I have also been engaged in planning new projects. Just yesterday, I discovered this yarn which I had purchased last year and forgotten about:

Now that I’ve found it again, the wildly beautiful blue is really speaking to me. It feels peaceful and calming, while at the same time it sparks. I am planning to knit Flores, a design by eri shimuzu:

© eri shimizu

To change the topic from knitting to books and illustration, the incomparable Shirley Hughes died this week. Given that she died at the age of 94, this is not a sad story (I promised you a respite from sad news), but instead had many of us remembering her work with incredible fondness. I think that her classic book Dogger is most often cited, but for me, I love the Alfie books and most especially, Alfie Gets in First. I read this so many times to the kids when they were little, and we spent many happy hours just looking at the lovely, detailed illustrations, so very full of life:

The toddler runs ahead of his mum in the first book in the Alfie series, Alfie Gets in First (1981)
Photograph: © Shirley Hughes/Penguin Books; from The Guardian March 3rd, 2022

You can see here a selection of photos from her books and life, published this week in the Guardian. These make me happy, too.

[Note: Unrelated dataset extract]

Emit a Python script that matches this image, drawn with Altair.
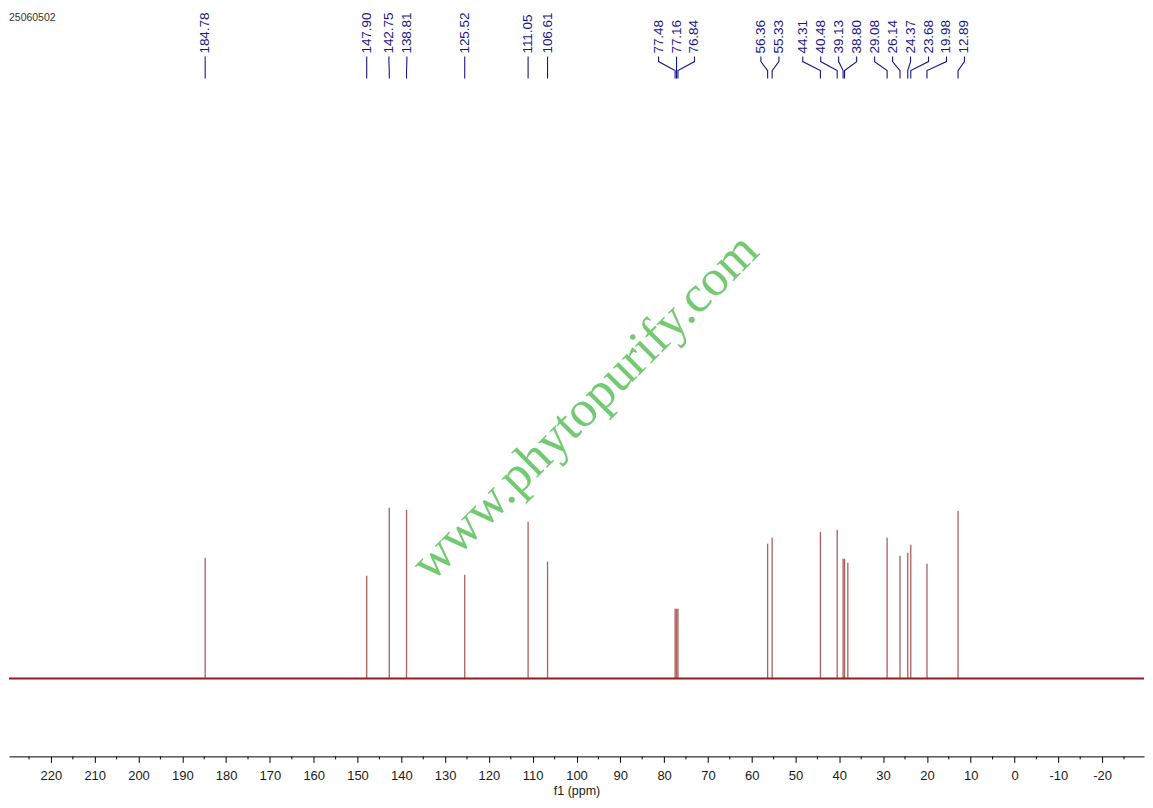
import altair as alt
import pandas as pd

# ---------------- data ----------------
sample_id = "25060502"
watermark = "www.phytopurify.com"

# peak positions (ppm) and heights (arbitrary units)
peak_ppm = [184.78, 147.90, 142.75, 138.81, 125.52, 111.05, 106.61,
            77.48, 77.16, 76.84, 56.36, 55.33, 44.31, 40.48, 39.13,
            38.80, 38.05, 29.08, 26.14, 24.37, 23.68, 19.98, 12.89]
peak_height = [121, 103, 171, 169, 104, 157, 117,
               70, 70, 70, 135, 141, 147, 149, 120,
               120, 116, 141, 123, 126, 134, 115, 168]

# peak-pick labels shown at the top
label_ppm = [184.78, 147.90, 142.75, 138.81, 125.52, 111.05, 106.61,
             77.48, 77.16, 76.84, 56.36, 55.33, 44.31, 40.48, 39.13,
             38.80, 29.08, 26.14, 24.37, 23.68, 19.98, 12.89]

# axis ticks: labelled every 10 ppm, minor ticks in between
major_ticks = [220, 210, 200, 190, 180, 170, 160, 150, 140, 130, 120, 110,
               100, 90, 80, 70, 60, 50, 40, 30, 20, 10, 0, -10, -20]
minor_ticks = [225, 215, 205, 195, 185, 175, 165, 155, 145, 135, 125, 115,
               105, 95, 85, 75, 65, 55, 45, 35, 25, 15, 5, -5, -15, -25]

# ---------------- layout ----------------
W, H = 1137, 749
X_DOMAIN = [229.57, -29.57]
PX_PER_PPM = W / (X_DOMAIN[0] - X_DOMAIN[1])
Y_DOMAIN = [-78, 671]          # intensity units: 1 unit == 1 px, 0 == baseline
FONT = "Liberation Sans"
LABEL_COLOR = "#16168a"
SPEC_COLOR = "#8e2020"


def px_to_int(chart_y):
    """chart-pixel y -> intensity units of the y scale"""
    return Y_DOMAIN[1] - chart_y * (Y_DOMAIN[1] - Y_DOMAIN[0]) / H


def spread(values, gap):
    """label spreading: merge overlapping clusters, centre each on its mean"""
    clusters = [[v] for v in values]
    changed = True
    while changed:
        changed = False
        for i in range(len(clusters) - 1):
            a, b = clusters[i], clusters[i + 1]
            low_a = sum(a) / len(a) - (len(a) - 1) / 2 * gap
            high_b = sum(b) / len(b) + (len(b) - 1) / 2 * gap
            if low_a - high_b < gap - 1e-9:
                clusters[i] = a + b
                del clusters[i + 1]
                changed = True
                break
    pos = []
    for c in clusters:
        m = sum(c) / len(c)
        for k in range(len(c)):
            pos.append(m + ((len(c) - 1) / 2 - k) * gap)
    return pos


label_pos = spread(label_ppm, 18 / PX_PER_PPM)

x_scale = alt.Scale(domain=X_DOMAIN, nice=False, zero=False)
y_scale = alt.Scale(domain=Y_DOMAIN, nice=False, zero=False)

peaks = pd.DataFrame({"ppm": peak_ppm, "h": peak_height, "base": [0] * len(peak_ppm)})
base_df = pd.DataFrame({"b": [0]})
minor_df = pd.DataFrame({"ppm": minor_ticks})

labels = pd.DataFrame({
    "ppm": label_pos,
    "txt": ["%.2f" % v for v in label_ppm],
})

leader_rows = []
for i, (p, lp) in enumerate(zip(label_ppm, label_pos)):
    for order, (xv, cy) in enumerate([(lp, 48), (lp, 53), (p, 62), (p, 70)]):
        leader_rows.append({"id": i, "o": order, "ppm": xv, "y": px_to_int(cy)})
leaders = pd.DataFrame(leader_rows)

x_axis = alt.Axis(
    values=major_ticks,
    labelExpr="'' + datum.value",
    tickSize=6,
    labelOverlap=False,
    labelFlush=False,
    grid=False,
    domainColor="#000000",
    domainWidth=1,
    tickColor="#000000",
    tickWidth=1,
    labelFont=FONT,
    labelFontSize=13,
    labelColor="#1a1a1a",
    labelPadding=7,
    title="f1 (ppm)",
    titleFont=FONT,
    titleFontSize=12.5,
    titleFontWeight="normal",
    titleColor="#1a1a1a",
    titlePadding=2,
)


def X():
    return alt.X("ppm:Q", scale=x_scale, axis=x_axis, title="f1 (ppm)")


peak_layer = alt.Chart(peaks).mark_rule(color=SPEC_COLOR, strokeWidth=1.3, opacity=0.72).encode(
    x=X(),
    y=alt.Y("h:Q", scale=y_scale, axis=None),
    y2="base:Q",
)

baseline = alt.Chart(base_df).mark_rule(color=SPEC_COLOR, strokeWidth=1.8).encode(
    x=alt.value(0), x2=alt.value(W), y=alt.Y("b:Q", scale=y_scale, axis=None)
)

minor_layer = alt.Chart(minor_df).mark_rule(color="#000000", strokeWidth=1).encode(
    x=X(),
    y=alt.value(H), y2=alt.value(H + 3),
)

leader_layer = alt.Chart(leaders).mark_line(color=LABEL_COLOR, strokeWidth=1.1).encode(
    x=X(),
    y=alt.Y("y:Q", scale=y_scale, axis=None),
    detail="id:N",
    order="o:Q",
)

label_layer = alt.Chart(labels).mark_text(
    angle=270, align="left", baseline="middle", font=FONT, fontSize=13.5, color=LABEL_COLOR
).encode(
    x=X(),
    y=alt.value(45),
    text="txt:N",
)

id_layer = alt.Chart(pd.DataFrame({"t": [sample_id]})).mark_text(
    align="left", baseline="middle", font=FONT, fontSize=10.5, color="#333333"
).encode(x=alt.value(0), y=alt.value(9), text="t:N")

wm_layer = alt.Chart(pd.DataFrame({"t": [watermark]})).mark_text(
    angle=315, align="center", baseline="middle", font="Liberation Serif",
    fontSize=52, color="#6cc86c", opacity=0.95
).encode(x=alt.value(577), y=alt.value(399), text="t:N")

chart = alt.layer(
    peak_layer, baseline, minor_layer, leader_layer, label_layer, id_layer, wm_layer
).properties(
    width=W, height=H, padding=0, background="white"
).configure_view(stroke=None)

chart.save("out.html", embed_options={"renderer": "svg", "actions": False})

Take care, my friends, and be good to yourselves.

6 thoughts on “Knitting and doomscrolling are incompatible

  1. Thank you for reminding us all to use our hands for crafting, not doomscrolling! I’m currently attending a Knitting Convention and am so happy to fill my brain with images of creative people and beautiful handknits and yarns instead of horrifying images of war for a few hours. We all need to remember what we can and can’t do and focus our minds accordingly!

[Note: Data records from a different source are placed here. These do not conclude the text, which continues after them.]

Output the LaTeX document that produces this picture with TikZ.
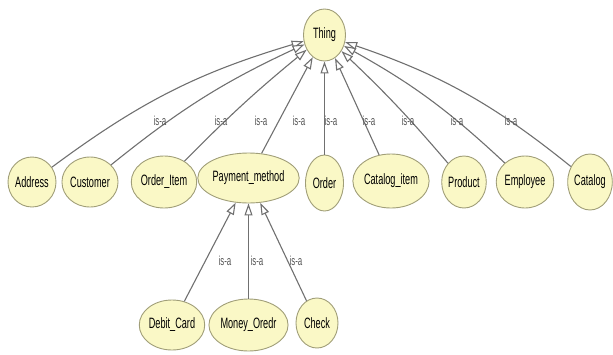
\documentclass[tikz,border=0pt]{standalone}
\usepackage{fontspec}
\setmainfont{Liberation Sans}[FakeStretch=0.61]
\usetikzlibrary{shapes.geometric,arrows.meta}
\definecolor{nodefill}{RGB}{250,248,198}
\definecolor{nodeline}{RGB}{160,158,120}
\definecolor{edgegray}{RGB}{112,112,112}
\definecolor{labelgray}{RGB}{85,85,85}
\begin{document}
\begin{tikzpicture}[x=1pt,y=-1pt,
  cls/.style={ellipse, draw=nodeline, fill=nodefill, line width=0.9pt,
    inner sep=0pt, font=\fontsize{15}{15}\selectfont},
  isa/.style={draw=edgegray, line width=1.1pt,
    -{Triangle[length=12pt,width=8pt,fill=white]}},
  lbl/.style={text=labelgray, font=\fontsize{13}{13}\selectfont, inner sep=0pt}]
\useasboundingbox (0,0) rectangle (613,354);

% root class
\node[cls, minimum width=42pt, minimum height=52pt] (thing) at (324.5,35) {Thing};

% first level subclasses
\node[cls, minimum width=48pt, minimum height=50pt] (address)  at (32,182)  {Address};
\node[cls, minimum width=50pt, minimum height=50pt] (customer) at (90,182)  {Customer};
\node[cls, minimum width=62pt, minimum height=52pt] (orderitem) at (164,182) {Order\_Item};
\node[cls, minimum width=88pt, minimum height=50pt] (payment)  at (248.5,178) {Payment\_method};
\node[cls, minimum width=38pt, minimum height=56pt] (order)    at (324.5,183) {Order};
\node[cls, minimum width=72pt, minimum height=54pt] (catitem)  at (391,181) {Catalog\_item};
\node[cls, minimum width=44pt, minimum height=52pt] (product)  at (464,182) {Product};
\node[cls, minimum width=56pt, minimum height=52pt] (employee) at (525,182) {Employee};
\node[cls, minimum width=44pt, minimum height=56pt] (catalog)  at (590,182) {Catalog};

% payment method subclasses
\node[cls, minimum width=60pt, minimum height=50pt] (debit) at (172,325) {Debit\_Card};
\node[cls, minimum width=62pt, minimum height=52pt] (money) at (248.5,325) {Money\_Oredr};
\node[cls, minimum width=42pt, minimum height=50pt] (check) at (317,323) {Check};

% is-a links to the root
\draw[isa] (address)   to[bend left=10] (thing);
\draw[isa] (customer)  to[bend left=7]  (thing);
\draw[isa] (orderitem) to[bend left=3]  (thing);
\draw[isa] (payment)   -- (thing);
\draw[isa] (order)     -- (thing);
\draw[isa] (catitem)   -- (thing);
\draw[isa] (product)   to[bend right=3] (thing);
\draw[isa] (employee)  to[bend right=7] (thing);
\draw[isa] (catalog)   to[bend right=10] (thing);

% is-a links to Payment_method
\draw[isa] (debit) -- (payment);
\draw[isa] (money) -- (payment);
\draw[isa] (check) -- (payment);

% link labels
\node[lbl] (l1) at (160,121) {is-a};
\node[lbl] (l2) at (221,121) {is-a};
\node[lbl] (l3) at (261,121) {is-a};
\node[lbl] (l4) at (299,121) {is-a};
\node[lbl] (l5) at (331,121) {is-a};
\node[lbl] (l6) at (369,121) {is-a};
\node[lbl] (l7) at (408,121) {is-a};
\node[lbl] (l8) at (457,121) {is-a};
\node[lbl] (l9) at (511,121) {is-a};
\node[lbl] (m1) at (225,261) {is-a};
\node[lbl] (m2) at (257,261) {is-a};
\node[lbl] (m3) at (296,261) {is-a};
\end{tikzpicture}
\end{document}
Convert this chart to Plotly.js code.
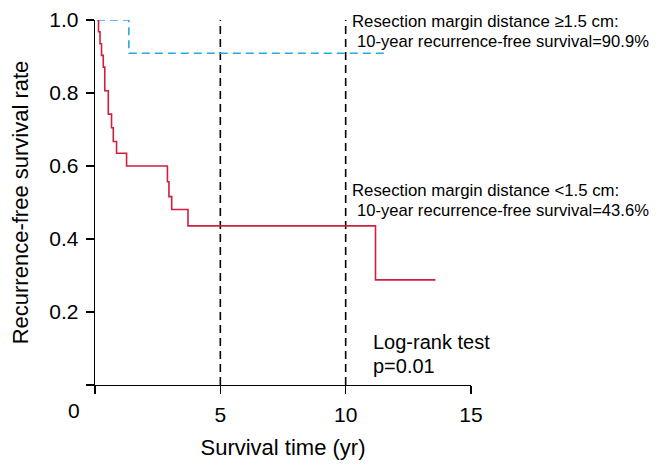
<!DOCTYPE html>
<html>
<head>
<meta charset="utf-8">
<script src="https://cdn.plot.ly/plotly-3.0.1.min.js"></script>
<style>html,body{margin:0;padding:0;background:#fff;}</style>
</head>
<body>
<div id="chart" style="width:661px;height:469px;"></div>
<script>
// Kaplan-Meier step data
var redTime = [0.10, 0.14, 0.20, 0.26, 0.33, 0.39, 0.53, 0.66, 0.73, 0.86, 1.26, 2.89, 2.95, 3.06, 3.71, 11.19, 13.58];
var redSurv = [1.000, 0.968, 0.935, 0.903, 0.871, 0.806, 0.742, 0.705, 0.667, 0.635, 0.600, 0.557, 0.516, 0.481, 0.436, 0.288, 0.288];
var blueTime = [0.08, 1.35, 11.58];
var blueSurv = [1.000, 0.909, 0.909];
var refYears = [5, 10];
var xTickVals = [0, 5, 10, 15];
var xTickText = ['', '5', '10', '15'];
var yTickVals = [0, 0.2, 0.4, 0.6, 0.8, 1.0];
var yTickText = ['', '0.2', '0.4', '0.6', '0.8', '1.0'];

var FONT = 'Liberation Sans, Arial, Helvetica, sans-serif';

var traces = [];
refYears.forEach(function (yr) {
  traces.push({x: [yr, yr], y: [0, 1], mode: 'lines', hoverinfo: 'skip',
    line: {color: '#000', width: 1.6, dash: '8px,5px'}, showlegend: false});
});
traces.push({x: blueTime, y: blueSurv, mode: 'lines', line: {shape: 'hv', color: '#27a9df', width: 1.6, dash: '8px,5px'}, showlegend: false});
traces.push({x: redTime, y: redSurv, mode: 'lines', line: {shape: 'hv', color: '#cf1f3e', width: 1.6}, showlegend: false});

var layout = {
  width: 661, height: 469,
  margin: {l: 95, r: 190, t: 20, b: 84},
  paper_bgcolor: '#fff', plot_bgcolor: '#fff',
  font: {family: FONT, color: '#000', size: 21},
  xaxis: {
    range: [0, 15], showgrid: false, zeroline: false, showline: true, linecolor: '#000', linewidth: 1.3,
    ticks: 'outside', ticklen: 8, tickwidth: 1.3, tickcolor: '#000', ticklabelstandoff: 2,
    tickvals: xTickVals, ticktext: xTickText, tickfont: {size: 21, family: FONT},
    title: {text: 'Survival time (yr)', font: {size: 22, family: FONT}, standoff: 15}
  },
  yaxis: {
    range: [0, 1], showgrid: false, zeroline: false, showline: true, linecolor: '#000', linewidth: 1.3,
    ticks: 'outside', ticklen: 8, tickwidth: 1.3, tickcolor: '#000', ticklabelstandoff: 3,
    tickvals: yTickVals, ticktext: yTickText, tickfont: {size: 21, family: FONT},
    title: {text: 'Recurrence-free survival rate', font: {size: 22, family: FONT}, standoff: 14}
  },
  annotations: [
    {xref: 'paper', yref: 'paper', x: -0.056, y: -0.07, xanchor: 'center', yanchor: 'middle', text: '0', showarrow: false, font: {size: 21, family: FONT}},
    {xref: 'x', yref: 'y', x: 10.18, y: 0.995, xanchor: 'left', yanchor: 'middle', text: 'Resection margin distance ≥1.5 cm:', showarrow: false, font: {size: 16.8, family: FONT}},
    {xref: 'x', yref: 'y', x: 10.38, y: 0.94, xanchor: 'left', yanchor: 'middle', text: '10-year recurrence-free survival=90.9%', showarrow: false, font: {size: 16.6, family: FONT}},
    {xref: 'x', yref: 'y', x: 10.18, y: 0.534, xanchor: 'left', yanchor: 'middle', text: 'Resection margin distance <1.5 cm:', showarrow: false, font: {size: 16.8, family: FONT}},
    {xref: 'x', yref: 'y', x: 10.38, y: 0.479, xanchor: 'left', yanchor: 'middle', text: '10-year recurrence-free survival=43.6%', showarrow: false, font: {size: 16.6, family: FONT}},
    {xref: 'x', yref: 'y', x: 11.02, y: 0.118, xanchor: 'left', yanchor: 'middle', text: 'Log-rank test', showarrow: false, font: {size: 20, family: FONT}},
    {xref: 'x', yref: 'y', x: 11.02, y: 0.052, xanchor: 'left', yanchor: 'middle', text: 'p=0.01', showarrow: false, font: {size: 20, family: FONT}}
  ]
};

Plotly.newPlot('chart', traces, layout, {displayModeBar: false, staticPlot: true});
</script>
</body>
</html>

  2. Oh, sad about Shirley Hughes…but as you say, a good innings. She illustrated lots of the Noel Streatfield books, too. Notably the two Bell Family books. One of the last of the old-school children’s book illustrators, possibly – her ink drawings were superb.

  3. I love Shirley Hughes books. She just got childhood right. Alfie was definitely a favourite in our house many years ago.

  4. I was going through my stash and wondered if the Ukrainian refugees could use some yarn and needles to give them some calm.

  5. Your project is looking wonderful so far, as is Emma’s! So glad knitting is giving you some much-needed peace. So much scary going on – it’s good to have some respite from it.

  6. That picture from Alfie brought back so many memories! We read them endlessly too – perfectly captured the realities of family and childhood without sentimentality – they were pitch perfect. Remember Alfie getting cross on Christmas Day and Grandad taking him out for a walk – tears to the eyes just thinking about it!